▶ Written problem: All the data must come back unchanged, except that pictures are left out.

[begin Given material]

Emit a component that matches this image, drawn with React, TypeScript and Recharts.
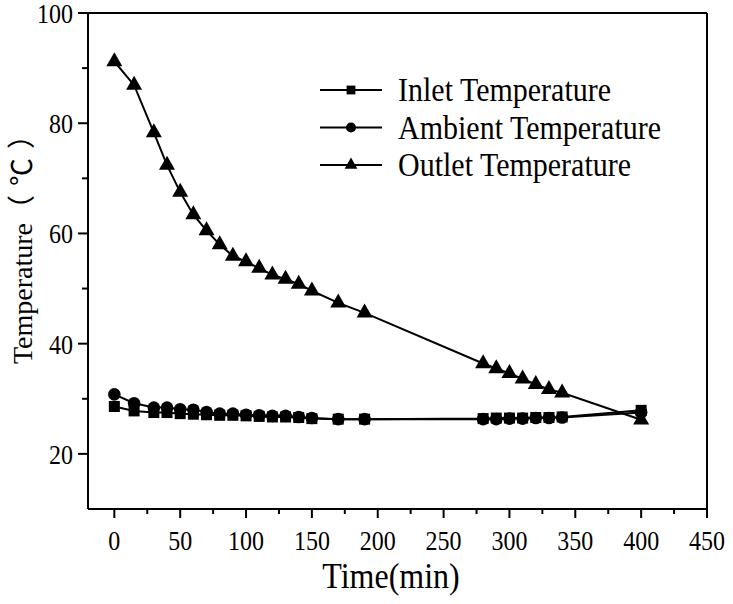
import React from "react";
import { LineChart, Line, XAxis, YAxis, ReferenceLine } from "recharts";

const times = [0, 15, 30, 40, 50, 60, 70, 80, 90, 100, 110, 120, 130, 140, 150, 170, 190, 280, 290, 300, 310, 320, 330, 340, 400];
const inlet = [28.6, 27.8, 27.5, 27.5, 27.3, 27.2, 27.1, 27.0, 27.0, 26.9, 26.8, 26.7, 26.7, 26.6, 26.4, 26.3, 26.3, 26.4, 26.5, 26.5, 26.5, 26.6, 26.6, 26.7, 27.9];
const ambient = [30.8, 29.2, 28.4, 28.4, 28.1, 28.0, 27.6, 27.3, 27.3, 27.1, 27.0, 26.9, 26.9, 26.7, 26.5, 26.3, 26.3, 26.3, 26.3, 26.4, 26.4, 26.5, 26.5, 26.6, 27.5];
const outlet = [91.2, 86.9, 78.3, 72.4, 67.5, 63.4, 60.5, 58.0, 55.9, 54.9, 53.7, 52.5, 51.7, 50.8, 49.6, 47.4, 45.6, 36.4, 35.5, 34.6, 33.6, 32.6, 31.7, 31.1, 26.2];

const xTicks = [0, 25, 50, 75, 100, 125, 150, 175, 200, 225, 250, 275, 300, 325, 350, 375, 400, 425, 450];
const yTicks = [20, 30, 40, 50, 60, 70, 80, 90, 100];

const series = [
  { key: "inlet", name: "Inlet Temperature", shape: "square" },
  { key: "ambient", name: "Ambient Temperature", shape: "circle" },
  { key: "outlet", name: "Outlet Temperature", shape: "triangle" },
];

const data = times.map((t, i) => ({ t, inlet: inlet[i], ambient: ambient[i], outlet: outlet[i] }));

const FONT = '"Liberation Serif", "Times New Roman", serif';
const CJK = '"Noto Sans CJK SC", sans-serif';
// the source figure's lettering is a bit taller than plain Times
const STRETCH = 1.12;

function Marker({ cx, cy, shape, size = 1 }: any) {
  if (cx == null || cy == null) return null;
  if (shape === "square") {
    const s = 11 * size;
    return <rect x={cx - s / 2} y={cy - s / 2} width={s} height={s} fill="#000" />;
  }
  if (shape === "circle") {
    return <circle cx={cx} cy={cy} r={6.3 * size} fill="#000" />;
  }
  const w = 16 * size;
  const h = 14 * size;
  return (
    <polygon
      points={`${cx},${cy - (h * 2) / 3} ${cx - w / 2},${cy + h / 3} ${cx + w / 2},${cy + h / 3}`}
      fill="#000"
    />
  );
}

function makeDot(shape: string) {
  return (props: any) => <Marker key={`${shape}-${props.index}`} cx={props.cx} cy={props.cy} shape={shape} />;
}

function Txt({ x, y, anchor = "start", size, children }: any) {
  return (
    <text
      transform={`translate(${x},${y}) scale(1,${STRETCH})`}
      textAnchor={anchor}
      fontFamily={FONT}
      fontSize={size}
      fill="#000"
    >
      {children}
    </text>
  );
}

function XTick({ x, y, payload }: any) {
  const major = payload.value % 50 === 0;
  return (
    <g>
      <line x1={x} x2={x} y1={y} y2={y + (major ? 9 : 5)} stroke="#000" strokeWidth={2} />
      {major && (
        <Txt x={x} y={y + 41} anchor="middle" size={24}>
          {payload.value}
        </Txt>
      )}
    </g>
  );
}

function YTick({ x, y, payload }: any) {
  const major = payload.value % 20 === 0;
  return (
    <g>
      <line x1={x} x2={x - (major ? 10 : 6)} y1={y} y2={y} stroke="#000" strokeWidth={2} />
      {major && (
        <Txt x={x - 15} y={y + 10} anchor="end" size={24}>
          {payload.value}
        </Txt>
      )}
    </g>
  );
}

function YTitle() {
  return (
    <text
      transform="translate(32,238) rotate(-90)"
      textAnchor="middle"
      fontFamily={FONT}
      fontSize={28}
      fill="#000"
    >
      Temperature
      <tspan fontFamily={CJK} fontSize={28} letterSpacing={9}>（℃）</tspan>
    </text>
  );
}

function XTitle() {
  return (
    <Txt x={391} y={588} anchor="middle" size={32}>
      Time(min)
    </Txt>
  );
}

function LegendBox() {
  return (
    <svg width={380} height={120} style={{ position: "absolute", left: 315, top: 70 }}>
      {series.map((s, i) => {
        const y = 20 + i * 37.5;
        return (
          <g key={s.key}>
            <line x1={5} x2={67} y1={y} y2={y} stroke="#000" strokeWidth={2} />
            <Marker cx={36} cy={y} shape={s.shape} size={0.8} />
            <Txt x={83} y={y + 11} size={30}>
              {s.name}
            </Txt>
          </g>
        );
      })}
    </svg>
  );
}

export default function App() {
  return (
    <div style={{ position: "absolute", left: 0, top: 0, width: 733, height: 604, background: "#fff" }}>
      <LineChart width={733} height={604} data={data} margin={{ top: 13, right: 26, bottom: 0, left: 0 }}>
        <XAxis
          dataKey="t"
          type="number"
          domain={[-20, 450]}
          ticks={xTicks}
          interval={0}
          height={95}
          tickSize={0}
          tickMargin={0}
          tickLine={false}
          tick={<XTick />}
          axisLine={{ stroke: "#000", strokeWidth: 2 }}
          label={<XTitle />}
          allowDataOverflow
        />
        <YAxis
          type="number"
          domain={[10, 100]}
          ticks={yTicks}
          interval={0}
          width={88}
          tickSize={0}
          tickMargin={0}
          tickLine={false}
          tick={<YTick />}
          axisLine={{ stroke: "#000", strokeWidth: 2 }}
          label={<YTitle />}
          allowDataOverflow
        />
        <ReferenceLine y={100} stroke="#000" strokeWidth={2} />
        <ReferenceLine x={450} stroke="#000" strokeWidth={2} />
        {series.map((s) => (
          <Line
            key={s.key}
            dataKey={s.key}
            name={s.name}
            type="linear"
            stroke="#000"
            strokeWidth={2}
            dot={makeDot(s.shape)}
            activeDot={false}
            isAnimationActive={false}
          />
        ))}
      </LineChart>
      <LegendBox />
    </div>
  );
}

[end Given material]

▶ Response to the exercise:
Emit a component that matches this image, drawn with React, TypeScript and Recharts.
import React from "react";
import { LineChart, Line, XAxis, YAxis, ReferenceLine } from "recharts";

const times = [0, 15, 30, 40, 50, 60, 70, 80, 90, 100, 110, 120, 130, 140, 150, 170, 190, 280, 290, 300, 310, 320, 330, 340, 400];
const inlet = [28.6, 27.8, 27.5, 27.5, 27.3, 27.2, 27.1, 27.0, 27.0, 26.9, 26.8, 26.7, 26.7, 26.6, 26.4, 26.3, 26.3, 26.4, 26.5, 26.5, 26.5, 26.6, 26.6, 26.7, 27.9];
const ambient = [30.8, 29.2, 28.4, 28.4, 28.1, 28.0, 27.6, 27.3, 27.3, 27.1, 27.0, 26.9, 26.9, 26.7, 26.5, 26.3, 26.3, 26.3, 26.3, 26.4, 26.4, 26.5, 26.5, 26.6, 27.5];
const outlet = [91.2, 86.9, 78.3, 72.4, 67.5, 63.4, 60.5, 58.0, 55.9, 54.9, 53.7, 52.5, 51.7, 50.8, 49.6, 47.4, 45.6, 36.4, 35.5, 34.6, 33.6, 32.6, 31.7, 31.1, 26.2];

const xTicks = [0, 25, 50, 75, 100, 125, 150, 175, 200, 225, 250, 275, 300, 325, 350, 375, 400, 425, 450];
const yTicks = [20, 30, 40, 50, 60, 70, 80, 90, 100];

const series = [
  { key: "inlet", name: "Inlet Temperature", shape: "square" },
  { key: "ambient", name: "Ambient Temperature", shape: "circle" },
  { key: "outlet", name: "Outlet Temperature", shape: "triangle" },
];

const data = times.map((t, i) => ({ t, inlet: inlet[i], ambient: ambient[i], outlet: outlet[i] }));

const FONT = '"Liberation Serif", "Times New Roman", serif';
const CJK = '"Noto Sans CJK SC", sans-serif';
// the source figure's lettering is a bit taller than plain Times
const STRETCH = 1.12;

function Marker({ cx, cy, shape, size = 1 }: any) {
  if (cx == null || cy == null) return null;
  if (shape === "square") {
    const s = 11 * size;
    return <rect x={cx - s / 2} y={cy - s / 2} width={s} height={s} fill="#000" />;
  }
  if (shape === "circle") {
    return <circle cx={cx} cy={cy} r={6.3 * size} fill="#000" />;
  }
  const w = 16 * size;
  const h = 14 * size;
  return (
    <polygon
      points={`${cx},${cy - (h * 2) / 3} ${cx - w / 2},${cy + h / 3} ${cx + w / 2},${cy + h / 3}`}
      fill="#000"
    />
  );
}

function makeDot(shape: string) {
  return (props: any) => <Marker key={`${shape}-${props.index}`} cx={props.cx} cy={props.cy} shape={shape} />;
}

function Txt({ x, y, anchor = "start", size, children }: any) {
  return (
    <text
      transform={`translate(${x},${y}) scale(1,${STRETCH})`}
      textAnchor={anchor}
      fontFamily={FONT}
      fontSize={size}
      fill="#000"
    >
      {children}
    </text>
  );
}

function XTick({ x, y, payload }: any) {
  const major = payload.value % 50 === 0;
  return (
    <g>
      <line x1={x} x2={x} y1={y} y2={y + (major ? 9 : 5)} stroke="#000" strokeWidth={2} />
      {major && (
        <Txt x={x} y={y + 41} anchor="middle" size={24}>
          {payload.value}
        </Txt>
      )}
    </g>
  );
}

function YTick({ x, y, payload }: any) {
  const major = payload.value % 20 === 0;
  return (
    <g>
      <line x1={x} x2={x - (major ? 10 : 6)} y1={y} y2={y} stroke="#000" strokeWidth={2} />
      {major && (
        <Txt x={x - 15} y={y + 10} anchor="end" size={24}>
          {payload.value}
        </Txt>
      )}
    </g>
  );
}

function YTitle() {
  return (
    <text
      transform="translate(32,238) rotate(-90)"
      textAnchor="middle"
      fontFamily={FONT}
      fontSize={28}
      fill="#000"
    >
      Temperature
      <tspan fontFamily={CJK} fontSize={28} letterSpacing={9}>（℃）</tspan>
    </text>
  );
}

function XTitle() {
  return (
    <Txt x={391} y={588} anchor="middle" size={32}>
      Time(min)
    </Txt>
  );
}

function LegendBox() {
  return (
    <svg width={380} height={120} style={{ position: "absolute", left: 315, top: 70 }}>
      {series.map((s, i) => {
        const y = 20 + i * 37.5;
        return (
          <g key={s.key}>
            <line x1={5} x2={67} y1={y} y2={y} stroke="#000" strokeWidth={2} />
            <Marker cx={36} cy={y} shape={s.shape} size={0.8} />
            <Txt x={83} y={y + 11} size={30}>
              {s.name}
            </Txt>
          </g>
        );
      })}
    </svg>
  );
}

export default function App() {
  return (
    <div style={{ position: "absolute", left: 0, top: 0, width: 733, height: 604, background: "#fff" }}>
      <LineChart width={733} height={604} data={data} margin={{ top: 13, right: 26, bottom: 0, left: 0 }}>
        <XAxis
          dataKey="t"
          type="number"
          domain={[-20, 450]}
          ticks={xTicks}
          interval={0}
          height={95}
          tickSize={0}
          tickMargin={0}
          tickLine={false}
          tick={<XTick />}
          axisLine={{ stroke: "#000", strokeWidth: 2 }}
          label={<XTitle />}
          allowDataOverflow
        />
        <YAxis
          type="number"
          domain={[10, 100]}
          ticks={yTicks}
          interval={0}
          width={88}
          tickSize={0}
          tickMargin={0}
          tickLine={false}
          tick={<YTick />}
          axisLine={{ stroke: "#000", strokeWidth: 2 }}
          label={<YTitle />}
          allowDataOverflow
        />
        <ReferenceLine y={100} stroke="#000" strokeWidth={2} />
        <ReferenceLine x={450} stroke="#000" strokeWidth={2} />
        {series.map((s) => (
          <Line
            key={s.key}
            dataKey={s.key}
            name={s.name}
            type="linear"
            stroke="#000"
            strokeWidth={2}
            dot={makeDot(s.shape)}
            activeDot={false}
            isAnimationActive={false}
          />
        ))}
      </LineChart>
      <LegendBox />
    </div>
  );
}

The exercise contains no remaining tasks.